Spin Doctors – Turn It Upside Down

Spin Doctors were part of the new generation of rising jam bands in the early ‘90s, releasing multiple live albums and co-headlining the first H.O.R.D.E. tour with Blues Traveler and Phish. The massive crossover success of their 1991 studio debut Pocket Full of Kryptonite, however, brought the band a fleeting mainstream audience that didn’t stick around for the follow-up album. Turn It Upside Down featured more bright, catchy funk rock tracks such as “You Let You Heart Go Too Fast” and “Bags of Dirt,” but nobody really needed to hear frontman Chris Barron scatting about ancient Egypt on the baffling lead single “Cleopatra’s Cat.” Guitarist Eric Schenkman left the band abruptly in the middle of a show shortly after the album’s release, although he returned for a 2001 reunion.

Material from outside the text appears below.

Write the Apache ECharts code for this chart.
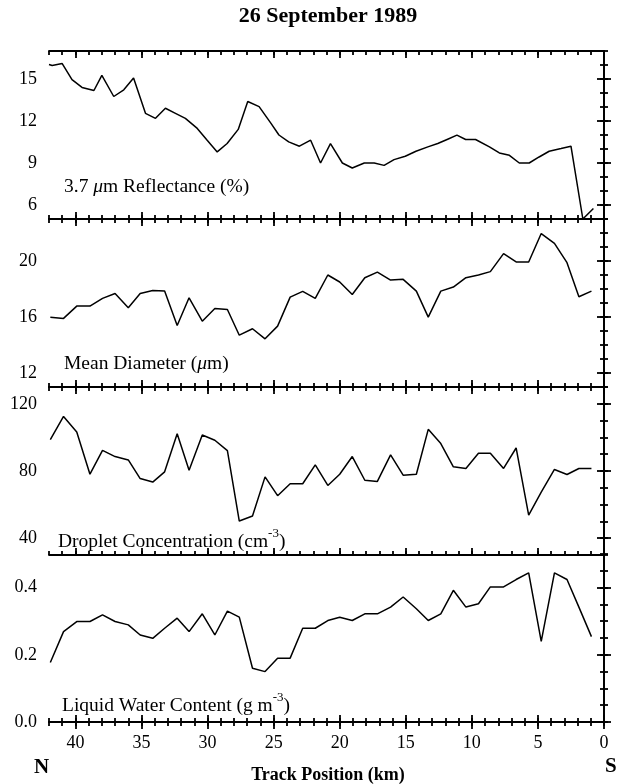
<!DOCTYPE html>
<html>
<head>
<meta charset="utf-8">
<script src="https://cdn.jsdelivr.net/npm/echarts@6/dist/echarts.min.js"></script>
<style>
html,body{margin:0;padding:0;background:#fff;}
#chart{width:625px;height:784px;}
</style>
</head>
<body>
<div id="chart"></div>
<script>
// ---- Data ----
const titleText = '26 September 1989';
const xAxisTitle = 'Track Position (km)';
const xTickValues = [40, 35, 30, 25, 20, 15, 10, 5, 0];

// 3.7 um reflectance track (radiometer sampling)
const reflKm = [42.0, 41.76, 41.0, 40.26, 39.5, 38.6, 38.0, 37.1, 36.34, 35.6, 34.7, 33.94, 33.19, 32.43, 31.68, 30.78, 30.03, 29.27, 28.52, 27.68, 26.96, 26.1, 25.2, 24.6, 23.86, 23.05, 22.2, 21.45, 20.7, 19.8, 19.05, 18.14, 17.39, 16.64, 15.89, 15.04, 14.23, 13.33, 12.58, 11.83, 11.13, 10.47, 9.72, 8.67, 7.92, 7.16, 6.41, 5.66, 4.91, 4.15, 3.25, 2.5, 1.6, 0.8];
const reflVal = [16.03, 15.96, 16.1, 14.95, 14.4, 14.18, 15.26, 13.75, 14.23, 15.07, 12.55, 12.19, 12.91, 12.55, 12.19, 11.47, 10.63, 9.79, 10.39, 11.4, 13.39, 13.03, 11.83, 11.0, 10.51, 10.2, 10.63, 9.0, 10.39, 9.0, 8.64, 9.0, 9.0, 8.83, 9.24, 9.48, 9.84, 10.15, 10.39, 10.7, 10.99, 10.68, 10.68, 10.15, 9.72, 9.55, 9.0, 9.0, 9.43, 9.84, 10.03, 10.2, 5.0, 5.75];

// in situ probe track
const probeKm = [41.9, 40.9, 39.9, 38.9, 37.95, 37.0, 36.0, 35.1, 34.15, 33.25, 32.3, 31.4, 30.4, 29.45, 28.5, 27.6, 26.6, 25.65, 24.7, 23.75, 22.8, 21.85, 20.9, 20.0, 19.05, 18.1, 17.15, 16.15, 15.2, 14.2, 13.3, 12.35, 11.4, 10.45, 9.5, 8.6, 7.6, 6.65, 5.7, 4.75, 3.75, 2.8, 1.9, 0.95];
const diamVal = [15.99, 15.9, 16.78, 16.78, 17.33, 17.68, 16.66, 17.68, 17.9, 17.85, 15.39, 17.37, 15.7, 16.61, 16.54, 14.7, 15.16, 14.44, 15.35, 17.42, 17.83, 17.33, 19.0, 18.5, 17.61, 18.8, 19.21, 18.64, 18.69, 17.85, 15.99, 17.85, 18.14, 18.81, 19.0, 19.24, 20.53, 19.93, 19.93, 21.96, 21.26, 19.88, 17.45, 17.85];
const concVal = [98.7, 112.5, 103.2, 78.1, 92.3, 88.6, 86.6, 75.5, 73.4, 79.5, 102.2, 80.5, 101.4, 98.3, 92.1, 50.2, 53.2, 76.5, 65.3, 72.4, 72.4, 83.6, 71.4, 78.1, 88.6, 74.5, 73.8, 89.6, 77.5, 78.1, 104.8, 96.3, 82.5, 81.5, 90.6, 90.6, 81.5, 93.7, 53.8, 67.4, 80.9, 77.9, 81.5, 81.5];
const lwcVal = [0.177, 0.269, 0.299, 0.299, 0.319, 0.299, 0.289, 0.259, 0.249, 0.279, 0.309, 0.269, 0.322, 0.259, 0.33, 0.312, 0.16, 0.15, 0.19, 0.19, 0.279, 0.279, 0.302, 0.312, 0.302, 0.322, 0.322, 0.342, 0.372, 0.337, 0.302, 0.322, 0.392, 0.342, 0.352, 0.402, 0.402, 0.424, 0.444, 0.24, 0.444, 0.424, 0.342, 0.254];

const reflTicks = [6, 9, 12, 15];
const diamTicks = [12, 16, 20];
const concTicks = [40, 80, 120];
const lwcTicks = [0, 0.2, 0.4];

// ---- Layout ----
const FONT = 'Liberation Serif';
const GL = 49, GR = 21, GH = 168;
const tops = [51, 219, 387, 554];
const CX = 328;
const panels = [
  {xs: reflKm, ys: reflVal, min: 5, max: 17, major: reflTicks, step: 1, dec: 0,
   label: [{t: '3.7 ', s: 'a'}, {t: 'μ', s: 'i'}, {t: 'm Reflectance (%)', s: 'a'}], ly: 189},
  {xs: probeKm, ys: diamVal, min: 11, max: 23, major: diamTicks, step: 1, dec: 0,
   label: [{t: 'Mean Diameter (', s: 'a'}, {t: 'μ', s: 'i'}, {t: 'm)', s: 'a'}], ly: 366},
  {xs: probeKm, ys: concVal, min: 30, max: 130, major: concTicks, step: 10, dec: 0,
   label: [{t: 'Droplet Concentration (cm', s: 'a'}, {t: '-3', s: 's'}, {t: ')', s: 'a'}], ly: 539, lx: 58},
  {xs: probeKm, ys: lwcVal, min: 0, max: 0.5, major: lwcTicks, step: 0.05, dec: 1,
   label: [{t: 'Liquid Water Content (g m', s: 'a'}, {t: '-3', s: 's'}, {t: ')', s: 'a'}], ly: 703, lx: 62}
];

function range(a, b, s) {
  const out = []; const n = Math.round((b - a) / s);
  for (let i = 0; i <= n; i++) out.push(+(a + i * s).toFixed(4));
  return out;
}
const xMinor = range(0, 42, 1);

const lineStyle = {color: '#000', width: 1.8};
const grids = [], xAxes = [], yAxes = [], series = [], graphics = [];

panels.forEach((p, i) => {
  grids.push({left: GL, right: GR, top: tops[i], height: GH, outerBoundsMode: 'none', containLabel: false});
  const xBase = {type: 'value', gridIndex: i, min: 0, max: 42, inverse: true, splitLine: {show: false}};
  xAxes.push(Object.assign({}, xBase, {
    position: 'bottom',
    axisLine: {show: true, lineStyle},
    axisTick: {show: true, inside: true, length: 7, customValues: xTickValues, lineStyle},
    axisLabel: {show: i === 3, customValues: xTickValues, margin: 12, color: '#000', fontFamily: FONT, fontSize: 18}
  }));
  xAxes.push(Object.assign({}, xBase, {
    position: 'bottom',
    axisLine: {show: false},
    axisTick: {show: true, inside: true, length: 4, customValues: xMinor, lineStyle},
    axisLabel: {show: false}
  }));
  xAxes.push(Object.assign({}, xBase, {
    position: 'top',
    axisLine: {show: true, lineStyle},
    axisTick: {show: true, inside: true, length: 7, customValues: xTickValues, lineStyle},
    axisLabel: {show: false}
  }));
  xAxes.push(Object.assign({}, xBase, {
    position: 'top',
    axisLine: {show: false},
    axisTick: {show: true, inside: true, length: 4, customValues: xMinor, lineStyle},
    axisLabel: {show: false}
  }));

  const minorY = range(p.min, p.max, p.step);
  const yBase = {type: 'value', gridIndex: i, min: p.min, max: p.max, splitLine: {show: false}};
  yAxes.push(Object.assign({}, yBase, {
    position: 'left',
    axisLine: {show: true, lineStyle},
    axisTick: {show: true, inside: true, length: 7, customValues: p.major, lineStyle},
    axisLabel: {show: true, customValues: p.major, margin: 12, color: '#000', fontFamily: FONT, fontSize: 18,
      formatter: v => Number(v).toFixed(p.dec)}
  }));
  yAxes.push(Object.assign({}, yBase, {
    position: 'left',
    axisLine: {show: false},
    axisTick: {show: true, inside: true, length: 4, customValues: minorY, lineStyle},
    axisLabel: {show: false}
  }));
  yAxes.push(Object.assign({}, yBase, {
    position: 'right',
    axisLine: {show: true, lineStyle},
    axisTick: {show: true, inside: true, length: 7, customValues: p.major, lineStyle},
    axisLabel: {show: false}
  }));
  yAxes.push(Object.assign({}, yBase, {
    position: 'right',
    axisLine: {show: false},
    axisTick: {show: true, inside: true, length: 4, customValues: minorY, lineStyle},
    axisLabel: {show: false}
  }));

  series.push({
    type: 'line', xAxisIndex: 4 * i, yAxisIndex: 4 * i,
    data: p.xs.map((x, k) => [x, p.ys[k]]),
    showSymbol: false, symbol: 'none', animation: false, clip: true,
    lineStyle: {color: '#000', width: 1.5}
  });

  graphics.push({
    type: 'text', left: p.lx || 64, top: p.ly - 12, z: 10,
    style: {
      text: p.label.map(seg => '{' + seg.s + '|' + seg.t + '}').join(''),
      rich: {
        a: {fontFamily: FONT, fontSize: 19.5, fill: '#000'},
        i: {fontFamily: FONT, fontSize: 19.5, fontStyle: 'italic', fill: '#000'},
        s: {fontFamily: FONT, fontSize: 13, fill: '#000', padding: [0, 0, 16, 0]}
      }
    }
  });
});

graphics.push({type: 'text', x: CX, y: 16, style: {text: titleText, fontFamily: FONT, fontSize: 22, fontWeight: 'bold', fill: '#000', align: 'center', verticalAlign: 'middle'}});
graphics.push({type: 'text', x: CX, y: 775, style: {text: xAxisTitle, fontFamily: FONT, fontSize: 18, fontWeight: 'bold', fill: '#000', align: 'center', verticalAlign: 'middle'}});
graphics.push({type: 'text', left: 34, top: 757, style: {text: 'N', fontFamily: FONT, fontSize: 21, fontWeight: 'bold', fill: '#000'}});
graphics.push({type: 'text', left: 605, top: 756, style: {text: 'S', fontFamily: FONT, fontSize: 21, fontWeight: 'bold', fill: '#000'}});

const chart = echarts.init(document.getElementById('chart'), null, {renderer: 'canvas'});
chart.setOption({
  backgroundColor: '#fff',
  animation: false,
  grid: grids,
  xAxis: xAxes,
  yAxis: yAxes,
  series: series,
  graphic: graphics
});
</script>
</body>
</html>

Sublime – Robbin’ the Hood

Robbin’ the Hood is the only one of Sublime’s three albums that didn’t go multi-platinum after frontman Bradley Nowell’s 1996 death. A stranger, more experimental album recorded in “various living rooms in Long Beach,” the heavily rap-influenced Hood featured samples of songs by the Doors, Steely Dan and Yellowman. Gwen Stefani of No Doubt duetted with Nowell on “Saw Red,” and “Lincoln Highway Dub” is an early instrumental draft of Sublime’s future hit “Santeria.”

that dog. – That Dog

This Los Angeles quartet’s Geffen debut wasn’t a hit like 1994 albums by their hometown friends Weezer and Beck, but the whimsical, Spike Jonze-directed video for the fast, snarky single “Old Timer” did garner a few late night airings on MTV. That Dog careens between sludgy bass-driven rockers such as “Just Like Me” and delicate ballads such as “She” featuring violinist Petra Haden, also a member of the Rentals. The band broke up after three albums in 1997, but reunited for 2019’s Old LP.

Toadies – Rubberneck

The debut album by the Fort Worth, Tx. quartet Toadies rode the post-grunge train straight to the top 5 of the Modern Rock chart with “Possum Kingdom,” one of several songs with a creepy recurring storyline about a death cult. Throughout, frontman Vaden Todd Lewis rattled off a stream of scream-able snippets (“Do you wanna die?,” he demands on “Possum Kingdon”) while lead guitarist Clark Vogeler abused his whammy bar at every opportunity. Rubberneck was a surprise platinum seller, but Toadies were unable to capitalize on the album’s success when Interscope shelved their 1997 follow-up album, Feeler (the project was eventually re-recorded and released in 2010).